A Government official predicts Cambodia’s gross domestic product will grow by seven per cent this year despite the uncertainty of the global economy, especially in the US, and in light of the sovereign-debt crisis in Europe.
The projection is only slightly higher than estimates by the International Monetary Fund (IMF), the World Bank and the Asian Development Bank, which average 6.7 per cent.
Ou Proum Virak, deputy director of the Trade Promotion Department of the Commerce Ministry, said the global economy was on the way to recovery. He said Cambodia’s economy had done well last year and would keep growing this year.

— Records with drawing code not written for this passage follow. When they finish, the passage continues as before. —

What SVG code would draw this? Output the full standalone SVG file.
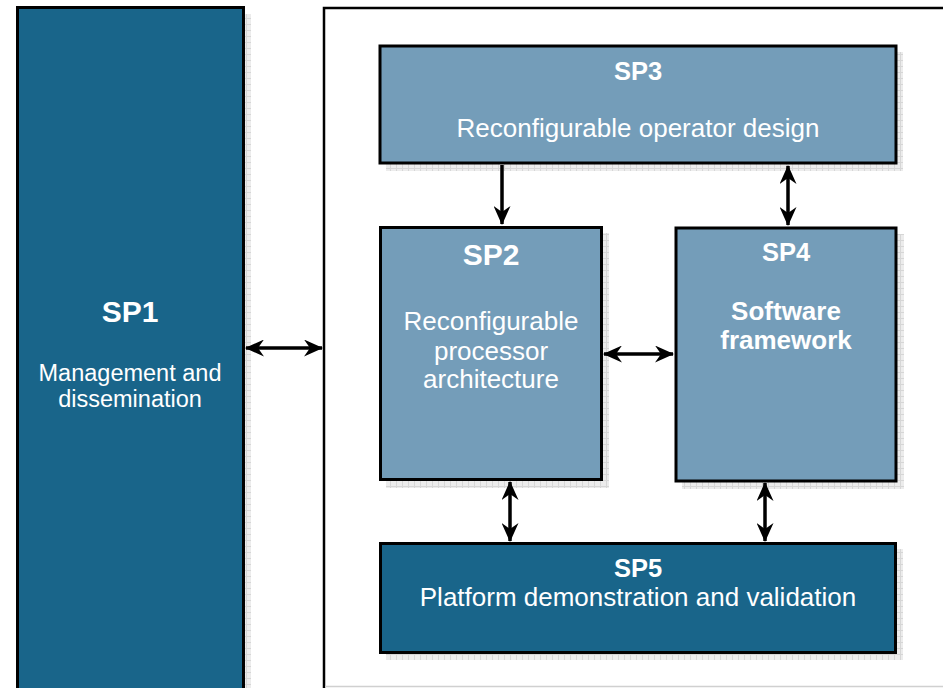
<svg xmlns="http://www.w3.org/2000/svg" width="943" height="688" viewBox="0 0 943 688">
<defs>
<pattern id="grid" width="6" height="6" patternUnits="userSpaceOnUse">
<rect width="6" height="6" fill="#ececec"/>
<path d="M0 0.5H6M0.5 0V6" stroke="#d6d6d6" stroke-width="1"/>
</pattern>
<marker id="ah" viewBox="0 0 19 17" refX="18" refY="8.5" markerWidth="19" markerHeight="17" markerUnits="userSpaceOnUse" orient="auto-start-reverse">
<path d="M0 0L19 8.5L0 17L6 8.5Z" fill="#000"/>
</marker>
</defs>
<style>
.light{fill:#749db9;stroke:#000;stroke-width:3}
.dark{fill:#19658a;stroke:#000;stroke-width:3}
.sh{fill:url(#grid)}
.t{font-family:"Liberation Sans",Arial,sans-serif;fill:#fff;text-anchor:middle}
.b{font-weight:bold}
.c{stroke:#000;stroke-width:3.5;fill:none;marker-start:url(#ah);marker-end:url(#ah)}
.c1{stroke:#000;stroke-width:3.5;fill:none;marker-end:url(#ah)}
</style>
<rect width="943" height="688" fill="#fff"/>
<g id="frame">
<path d="M324 688V8H943" fill="none" stroke="#000" stroke-width="2.5"/>
<path d="M325 686.5H943" stroke="#d0d0d0" stroke-width="1.5"/>
</g>
<g id="SP1">
<rect class="sh" x="244" y="14" width="7" height="674"/>
<rect class="dark" x="17.5" y="7.5" width="226" height="690"/>
<text class="t b" x="130" y="322" font-size="30">SP1</text>
<text class="t" x="130" y="381" font-size="23.5">Management and</text>
<text class="t" x="130" y="407" font-size="23.5">dissemination</text>
</g>
<g id="SP3">
<rect class="sh" x="386" y="52" width="517" height="119"/>
<rect class="light" x="380" y="46" width="516" height="117"/>
<text class="t b" x="638" y="80" font-size="25.5">SP3</text>
<text class="t" x="638" y="137" font-size="26">Reconfigurable operator design</text>
</g>
<g id="SP2">
<rect class="sh" x="386" y="233" width="223" height="255"/>
<rect class="light" x="380.5" y="227.5" width="221" height="252"/>
<text class="t b" x="491" y="265" font-size="30">SP2</text>
<text class="t" x="491" y="330" font-size="26">Reconfigurable</text>
<text class="t" x="491" y="360" font-size="26">processor</text>
<text class="t" x="491" y="388" font-size="26">architecture</text>
</g>
<g id="SP4">
<rect class="sh" x="682" y="234" width="222" height="255"/>
<rect class="light" x="676" y="228" width="220" height="253"/>
<text class="t b" x="786" y="261" font-size="25.5">SP4</text>
<text class="t b" x="786" y="320" font-size="26">Software</text>
<text class="t b" x="786" y="349" font-size="26">framework</text>
</g>
<g id="SP5">
<rect class="sh" x="386" y="549" width="517" height="111"/>
<rect class="dark" x="380.5" y="543.5" width="515" height="109"/>
<text class="t b" x="638" y="577" font-size="25.5">SP5</text>
<text class="t" x="638" y="606" font-size="26">Platform demonstration and validation</text>
</g>
<g id="connectors">
<path class="c1" d="M502 165V224"/>
<path class="c" d="M788 166V225"/>
<path class="c" d="M246 348H322"/>
<path class="c" d="M604 354H673"/>
<path class="c" d="M510 482V541"/>
<path class="c" d="M765 483V541"/>
</g>
</svg>
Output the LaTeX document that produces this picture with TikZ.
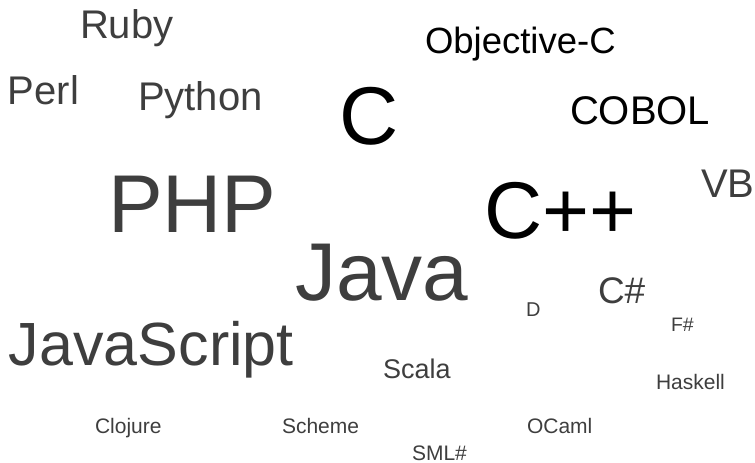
\documentclass[tikz,border=0pt]{standalone}
\usepackage{fontspec}
\setmainfont{Liberation Sans}
\definecolor{wordgray}{RGB}{62,62,62}
\definecolor{wordblack}{RGB}{0,0,0}
\tikzset{
  word/.style={anchor=base west, inner sep=0pt, outer sep=0pt, text=wordgray},
  dark/.style={text=wordblack},
}
\newcommand{\wsize}[1]{\fontsize{#1}{#1}\selectfont}
\begin{document}
\begin{tikzpicture}[x=1pt, y=-1pt]
  \useasboundingbox (0,0) rectangle (755,463);
  % large words
  \node[word] (php)  at (108,232) {\wsize{82}PHP};
  \node[word] (java) at (295,300) {\wsize{82}Java};
  \node[word, dark] (c)   at (339,144) {\wsize{82}C};
  \node[word, dark] (cpp) at (484,238) {\wsize{80.5}C++};
  \node[word] (js)   at (9,365)   {\wsize{61}JavaScript};
  % medium words
  \node[word] (ruby)   at (80,38)  {\wsize{40}Ruby};
  \node[word] (perl)   at (8,104)  {\wsize{40}Perl};
  \node[word] (python) at (138,110) {\wsize{40}Python};
  \node[word, dark] (objc)  at (425,53)  {\wsize{36.5}Objective-C};
  \node[word, dark] (cobol) at (570,124) {\wsize{40}COBOL};
  \node[word] (vb)     at (701,197) {\wsize{40}VB};
  \node[word] (csharp) at (598,303) {\wsize{37}C\#};
  \node[word] (scala)  at (383,378) {\wsize{27}Scala};
  % small words
  \node[word] (d)       at (526,316) {\wsize{20}D};
  \node[word] (fsharp)  at (671,331) {\wsize{19.5}F\#};
  \node[word] (haskell) at (656,389) {\wsize{21}Haskell};
  \node[word] (clojure) at (95,433)  {\wsize{21}Clojure};
  \node[word] (scheme)  at (282,433) {\wsize{21}Scheme};
  \node[word] (ocaml)   at (527,433) {\wsize{21}OCaml};
  \node[word] (sml)     at (412,460) {\wsize{21}SML\#};
\end{tikzpicture}
\end{document}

“With the government’s concrete reforms, economic growth has rapidly recovered from the global economic crisis. It maintained annual growth of seven per cent last year, and it will be the same rate this year,” Ou Proum Virak told a trade seminar yesterday.
He said garment exports, tourism, agriculture and construction were still on the rise, but added that the global economic situation at the end of 2012 and into 2013 still had high risks caused by persistent sovereign-debt problems in Europe and the sluggish recovery of the US economy.
“These could be challenges for Cambodia to increase exports as well as attract foreign direct investment.”
The Ministry of Economy and Finance said on December 18 GDP growth would reach seven per cent this year.
“Cambodia’s economy is proving the strength toward its growth projection of seven per cent annually, although the world economic outlook at the end of 2012 and 2013 will continue to face high risks because of Europe’s dept crisis and a slow recovery of the US’s economy,” the release said.
It also highlighted the improvement in the four main pillars of the Kingdom’s economy — agriculture, industry [garments and textiles], construction and real estate — as well as tourism.
Last Tuesday, the IMF said Cambodia’s economy was expected to increase by 6.7 per cent this year.
“The outlook is subject to considerable risks, stemming from the fragility of the global economy and a range of domestic factors, including potential labour-market instability and extreme weather,” it said.